Though it was the innovative way he addressed reading comprehension that first made Geisel’s books a sensation, it’s the clever depth of his subject matter that has given them longevity. The Sneetches and Yertle the Turtle are allegories that explain discrimination and fascism, respectively, while The Lorax advocates to preserve the environment. The last book he wrote during his lifetime, Oh, the Places You’ll Go!, encourages readers to live life fully, and to embrace change—it reportedly returns to the bestseller list each spring when students graduate.
While Jaffe noted that it was clear Geisel loved how he made his living, he mused: “I think the secret art is the real stuff”—the pieces he was truly passionate about. Each side of his practice, however, forms a more comprehensive picture of the visionary Dr. Seuss. “I don’t think that the secret art or unorthodox taxidermy or the illustration art can be really separated,” Jaffe said. “I think they are all very much a part of who he was as an artist.”

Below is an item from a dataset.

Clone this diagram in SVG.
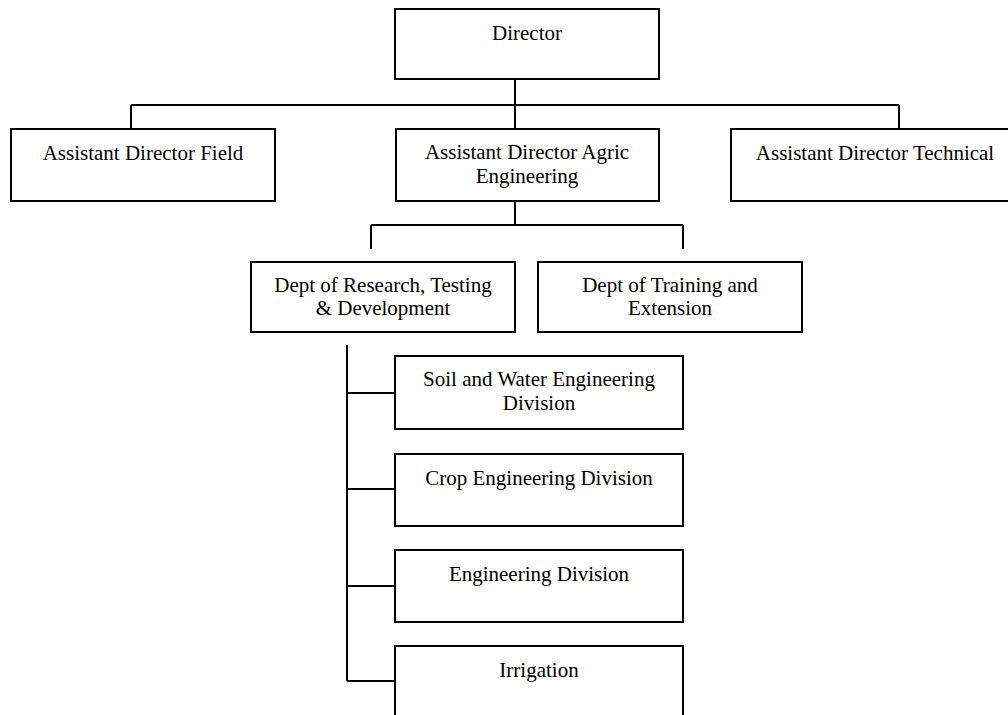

They are undoubtedly part of the same world, one where nonsense and sagacity live hand in hand, where you’ll encounter lithe, furry trees; sinuous roads; and green eggs and ham. Geisel himself lamented the rules of the universe he had created. “If I start out with the concept of a two-headed animal, I must put two hats on his head and two toothbrushes in the bathroom,” he once said. “It’s logical insanity.”